The robot and the playing field must mimic the environment available in NCLab. The initial plan for the playing field was to use a 4×8 sheet of plywood as a base. This was gridded out in 8×8 squares yielding a playing field of 6 by 12 squares, which could expand easily with the addition of another board to 12×12. This would require careful consideration of which puzzles and mazes to externalize as many of the mazes are larger than the available physical space.

Ultimately, the playing field is a maze. We are currently investigating using foam core, cut in an interlocking method, that will allow us to build an interior wall that can be ‘seen’ by the robot and provide the means to have the robot respond to the environment of the maze. The foam core will also be used to provide a border wall around the playing field.

Initial searches yielded a robot design that looked similar to Karel the Robot and was modifiable with respect to available components within the Lego kits already owned by WNC. This initial build was also modifiable dependent on needs that became evident as the various programs were designed to control the robot. Further work and development will be done on the physical aspects of the robot to simplify the build to one type of standard kit and its associated expansion kit.

During the rebuild of the physical robot to include a single Lego Kit the robot base size grew by approximately 1.5 inches when the EV3 treads system was used. This made the initial design of the field inadequate to hold the robot. Resizing the squares to 12 inches will further shrink the effective playing field.

From left to right: Karel the Robot model 2.0 (single Lego set) and model 1.0 (two Lego sets).


Command Structure

The commands available to control Karel the Robot are Go, Left, Right, Get and Put. These are initially used in sequences and are later combined within decision structures (if-elif-else statement) and loops (repeat, while, for) to enhance both the logic and the syntax of the program as well as provide discussion for the three primary components of programming structure. Our initial intent is to make Karel the Robot as independent as possible with respect to movement, not relying on cues from the maze like line following. Get and Put commands would rely on control of the robot’s screen to display output with respect to number of objects.

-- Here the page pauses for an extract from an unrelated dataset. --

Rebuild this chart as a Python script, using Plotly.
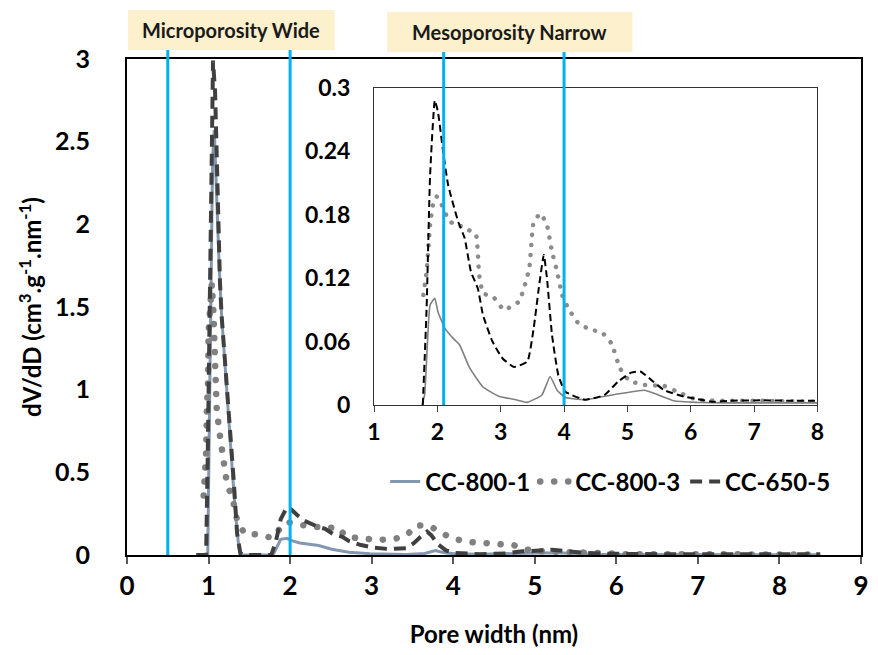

With the initial trials with respect to turning the robot, we discovered very quickly that there is an inherent lack of accuracy in the Lego parts. Variations in the motors, power applied to the motors, the treads, the maze and even the battery power all made for variations on the turn. Installing the gyroscope sensor on the robot allowed for measurement of the error, +/- 4 degrees on a 90-degree turn. It was evident that a self-correcting program was needed that would measure and seek the desired turn. Searches revealed programs for selecting the direction of the turn (left or right) and for controlling (and measuring) the amount of turn. Combining these two programs yielded a program that allows for precise turns with self-correction. The correction, however did allow the discovery of the inherent error in the gyroscope measurement. Measurement of the turn, when the gyroscope reads 90 degrees is currently at 90.8 degrees. The hope is that this error is consistent and, therefore, able to be programmed out of the turn.

Future Work

Currently students are working on refinement of the turning function, a true 12 inch Go Function and providing the Karel the Robot with the ability to recognize different colored objects which will be used to distinguish object within the mazes. They are also working on the physical aspect of the maze as additional materials are found which can provide for building.

Students are embracing the challenges involved in turning the robot ‘toy’ into a functioning tool. Even if the challenges prove to be insurmountable due to the nature of the Lego system as a toy, the experience for the students in confronting those challenges and discovering the limitations is proving to be invaluable as a learning process.